Entries with chart source code:
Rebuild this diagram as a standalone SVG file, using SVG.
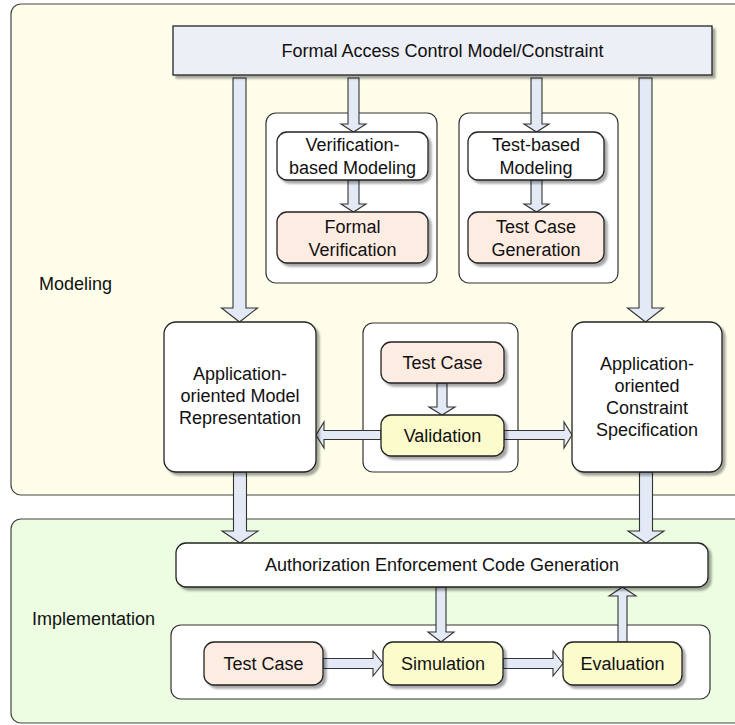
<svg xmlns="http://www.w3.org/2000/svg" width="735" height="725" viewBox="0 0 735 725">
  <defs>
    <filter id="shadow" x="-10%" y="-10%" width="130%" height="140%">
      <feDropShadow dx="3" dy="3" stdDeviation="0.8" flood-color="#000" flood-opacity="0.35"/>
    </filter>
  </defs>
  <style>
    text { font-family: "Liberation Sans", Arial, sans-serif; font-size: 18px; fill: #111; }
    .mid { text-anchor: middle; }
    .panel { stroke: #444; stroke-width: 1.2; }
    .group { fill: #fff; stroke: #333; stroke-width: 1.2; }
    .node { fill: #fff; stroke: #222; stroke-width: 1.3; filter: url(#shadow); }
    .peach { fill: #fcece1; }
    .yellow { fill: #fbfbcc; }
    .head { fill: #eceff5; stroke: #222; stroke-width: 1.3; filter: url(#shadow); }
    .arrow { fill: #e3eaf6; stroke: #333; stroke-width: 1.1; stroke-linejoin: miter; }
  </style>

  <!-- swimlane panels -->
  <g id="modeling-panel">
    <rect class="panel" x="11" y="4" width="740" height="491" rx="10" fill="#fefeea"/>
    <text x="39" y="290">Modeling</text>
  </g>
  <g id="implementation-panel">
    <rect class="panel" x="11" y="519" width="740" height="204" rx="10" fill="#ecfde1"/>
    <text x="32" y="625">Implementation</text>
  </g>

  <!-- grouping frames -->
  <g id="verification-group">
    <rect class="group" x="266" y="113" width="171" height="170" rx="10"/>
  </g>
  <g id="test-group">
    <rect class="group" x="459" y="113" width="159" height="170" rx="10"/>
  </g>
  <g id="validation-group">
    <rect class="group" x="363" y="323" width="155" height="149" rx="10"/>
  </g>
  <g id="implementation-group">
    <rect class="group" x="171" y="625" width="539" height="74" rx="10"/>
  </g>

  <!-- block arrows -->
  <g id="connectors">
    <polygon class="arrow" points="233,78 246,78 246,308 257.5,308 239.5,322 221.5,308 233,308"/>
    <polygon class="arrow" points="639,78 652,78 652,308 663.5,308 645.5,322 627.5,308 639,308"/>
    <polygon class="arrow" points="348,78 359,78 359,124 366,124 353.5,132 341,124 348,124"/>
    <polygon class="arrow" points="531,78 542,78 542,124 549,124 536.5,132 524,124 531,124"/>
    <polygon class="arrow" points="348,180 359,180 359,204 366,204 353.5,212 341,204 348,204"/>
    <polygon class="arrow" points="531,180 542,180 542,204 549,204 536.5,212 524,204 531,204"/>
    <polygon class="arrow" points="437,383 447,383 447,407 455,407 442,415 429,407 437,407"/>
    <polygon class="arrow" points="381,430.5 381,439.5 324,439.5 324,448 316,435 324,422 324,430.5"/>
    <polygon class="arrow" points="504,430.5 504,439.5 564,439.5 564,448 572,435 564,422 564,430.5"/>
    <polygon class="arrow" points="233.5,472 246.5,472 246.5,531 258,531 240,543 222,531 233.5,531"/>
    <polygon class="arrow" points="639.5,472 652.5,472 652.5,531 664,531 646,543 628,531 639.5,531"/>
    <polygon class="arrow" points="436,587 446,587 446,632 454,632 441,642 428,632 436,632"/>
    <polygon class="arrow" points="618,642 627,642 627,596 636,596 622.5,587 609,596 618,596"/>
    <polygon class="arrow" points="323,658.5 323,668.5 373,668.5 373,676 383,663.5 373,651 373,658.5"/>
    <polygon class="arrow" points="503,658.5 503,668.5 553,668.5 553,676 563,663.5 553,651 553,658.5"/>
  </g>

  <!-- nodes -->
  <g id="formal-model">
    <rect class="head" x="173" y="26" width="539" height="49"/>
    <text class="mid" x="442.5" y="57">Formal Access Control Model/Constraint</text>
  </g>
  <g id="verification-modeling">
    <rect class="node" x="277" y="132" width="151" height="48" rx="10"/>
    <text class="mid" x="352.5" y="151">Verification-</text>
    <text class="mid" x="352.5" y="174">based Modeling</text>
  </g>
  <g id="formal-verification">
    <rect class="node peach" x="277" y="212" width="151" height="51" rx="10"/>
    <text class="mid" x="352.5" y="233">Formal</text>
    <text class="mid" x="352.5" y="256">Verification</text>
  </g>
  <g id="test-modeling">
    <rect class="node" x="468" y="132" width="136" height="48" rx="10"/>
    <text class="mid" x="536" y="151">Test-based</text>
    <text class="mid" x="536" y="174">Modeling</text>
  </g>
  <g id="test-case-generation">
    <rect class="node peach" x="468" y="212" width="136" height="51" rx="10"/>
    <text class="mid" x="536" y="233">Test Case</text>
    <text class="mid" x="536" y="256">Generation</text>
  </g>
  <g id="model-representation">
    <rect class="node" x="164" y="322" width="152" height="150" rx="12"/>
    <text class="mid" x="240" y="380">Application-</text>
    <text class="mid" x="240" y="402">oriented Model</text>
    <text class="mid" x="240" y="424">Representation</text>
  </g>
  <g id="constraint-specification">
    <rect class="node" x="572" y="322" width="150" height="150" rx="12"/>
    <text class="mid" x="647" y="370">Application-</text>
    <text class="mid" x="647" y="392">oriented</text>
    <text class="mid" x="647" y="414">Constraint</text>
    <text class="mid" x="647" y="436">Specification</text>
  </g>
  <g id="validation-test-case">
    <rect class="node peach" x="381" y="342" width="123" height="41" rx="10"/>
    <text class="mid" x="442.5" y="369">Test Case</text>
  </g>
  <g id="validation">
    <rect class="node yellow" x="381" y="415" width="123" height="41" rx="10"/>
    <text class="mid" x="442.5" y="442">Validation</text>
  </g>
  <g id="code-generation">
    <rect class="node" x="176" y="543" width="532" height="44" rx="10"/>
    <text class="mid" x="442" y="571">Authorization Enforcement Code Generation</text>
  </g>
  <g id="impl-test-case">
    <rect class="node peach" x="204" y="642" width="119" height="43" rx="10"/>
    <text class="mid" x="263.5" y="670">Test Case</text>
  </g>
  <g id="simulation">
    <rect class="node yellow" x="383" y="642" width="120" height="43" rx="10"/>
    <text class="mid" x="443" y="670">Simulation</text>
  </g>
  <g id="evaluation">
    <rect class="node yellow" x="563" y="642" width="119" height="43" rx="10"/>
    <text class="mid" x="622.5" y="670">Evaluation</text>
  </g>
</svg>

---

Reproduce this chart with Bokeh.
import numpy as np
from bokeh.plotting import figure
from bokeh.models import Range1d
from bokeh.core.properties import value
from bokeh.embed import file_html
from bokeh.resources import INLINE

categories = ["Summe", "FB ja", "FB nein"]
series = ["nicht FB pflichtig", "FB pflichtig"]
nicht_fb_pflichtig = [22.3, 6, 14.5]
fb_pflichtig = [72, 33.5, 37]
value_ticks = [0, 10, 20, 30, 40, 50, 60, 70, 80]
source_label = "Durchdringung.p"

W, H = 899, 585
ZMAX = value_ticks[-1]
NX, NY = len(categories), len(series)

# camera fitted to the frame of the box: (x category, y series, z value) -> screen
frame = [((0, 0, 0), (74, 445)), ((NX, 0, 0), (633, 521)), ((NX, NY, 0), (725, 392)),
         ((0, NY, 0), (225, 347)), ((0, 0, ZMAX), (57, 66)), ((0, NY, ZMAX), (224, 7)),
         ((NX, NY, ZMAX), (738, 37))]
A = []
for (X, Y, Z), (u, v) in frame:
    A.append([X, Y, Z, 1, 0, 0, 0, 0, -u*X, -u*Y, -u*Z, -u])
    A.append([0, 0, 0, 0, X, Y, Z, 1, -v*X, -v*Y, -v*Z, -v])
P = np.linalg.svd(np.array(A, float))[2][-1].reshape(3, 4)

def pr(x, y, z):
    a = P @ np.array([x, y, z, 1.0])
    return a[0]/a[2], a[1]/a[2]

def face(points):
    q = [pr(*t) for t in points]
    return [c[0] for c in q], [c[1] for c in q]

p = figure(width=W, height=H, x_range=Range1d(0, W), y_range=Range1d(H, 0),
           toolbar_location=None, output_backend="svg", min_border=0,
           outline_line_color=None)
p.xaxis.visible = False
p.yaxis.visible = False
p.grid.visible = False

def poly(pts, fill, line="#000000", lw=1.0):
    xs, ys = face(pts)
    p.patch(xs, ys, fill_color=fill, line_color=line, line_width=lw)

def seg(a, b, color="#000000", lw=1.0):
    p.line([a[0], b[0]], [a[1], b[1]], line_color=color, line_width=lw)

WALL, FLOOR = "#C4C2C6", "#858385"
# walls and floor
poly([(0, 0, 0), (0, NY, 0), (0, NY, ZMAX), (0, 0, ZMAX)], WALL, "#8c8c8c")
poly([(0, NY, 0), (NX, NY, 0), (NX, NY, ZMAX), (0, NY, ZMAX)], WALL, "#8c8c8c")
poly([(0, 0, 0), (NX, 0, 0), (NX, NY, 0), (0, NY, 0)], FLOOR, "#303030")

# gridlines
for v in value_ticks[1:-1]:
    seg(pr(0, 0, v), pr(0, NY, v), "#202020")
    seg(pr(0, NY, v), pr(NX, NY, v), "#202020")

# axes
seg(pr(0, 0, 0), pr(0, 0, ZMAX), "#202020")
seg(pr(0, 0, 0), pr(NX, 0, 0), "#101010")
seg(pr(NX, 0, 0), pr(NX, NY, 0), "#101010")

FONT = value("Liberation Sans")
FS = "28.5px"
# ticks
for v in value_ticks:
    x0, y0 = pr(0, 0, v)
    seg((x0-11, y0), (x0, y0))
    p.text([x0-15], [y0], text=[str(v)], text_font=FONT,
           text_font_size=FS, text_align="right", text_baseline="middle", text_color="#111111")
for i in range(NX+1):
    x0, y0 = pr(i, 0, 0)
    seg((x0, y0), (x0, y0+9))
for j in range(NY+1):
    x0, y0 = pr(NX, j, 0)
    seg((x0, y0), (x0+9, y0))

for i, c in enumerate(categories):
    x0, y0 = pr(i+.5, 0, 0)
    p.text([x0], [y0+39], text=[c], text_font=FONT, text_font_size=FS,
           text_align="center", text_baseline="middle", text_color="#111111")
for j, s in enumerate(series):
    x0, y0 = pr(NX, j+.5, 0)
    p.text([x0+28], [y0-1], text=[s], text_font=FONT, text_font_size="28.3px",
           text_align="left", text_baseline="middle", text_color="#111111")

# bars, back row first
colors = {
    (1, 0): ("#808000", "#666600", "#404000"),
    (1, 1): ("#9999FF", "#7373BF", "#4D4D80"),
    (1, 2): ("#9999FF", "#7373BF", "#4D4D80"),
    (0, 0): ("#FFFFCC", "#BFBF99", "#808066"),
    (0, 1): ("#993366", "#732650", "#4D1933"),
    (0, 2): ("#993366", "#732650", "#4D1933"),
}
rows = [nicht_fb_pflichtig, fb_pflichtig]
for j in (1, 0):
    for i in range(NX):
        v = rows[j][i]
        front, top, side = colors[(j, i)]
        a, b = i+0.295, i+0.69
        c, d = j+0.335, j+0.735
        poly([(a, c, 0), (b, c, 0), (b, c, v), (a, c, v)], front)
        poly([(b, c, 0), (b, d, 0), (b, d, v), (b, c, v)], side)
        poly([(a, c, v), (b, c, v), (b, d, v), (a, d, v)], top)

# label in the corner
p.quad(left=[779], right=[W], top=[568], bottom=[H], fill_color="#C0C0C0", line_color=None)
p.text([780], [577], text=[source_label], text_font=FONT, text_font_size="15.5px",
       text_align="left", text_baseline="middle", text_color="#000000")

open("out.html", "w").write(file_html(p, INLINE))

• [Task brief]: Check each line of the records for the word "this", and show the lines that contain it.

• [Answer to the exercise]:
Rebuild this diagram as a standalone SVG file, using SVG.
Reproduce this chart with Bokeh.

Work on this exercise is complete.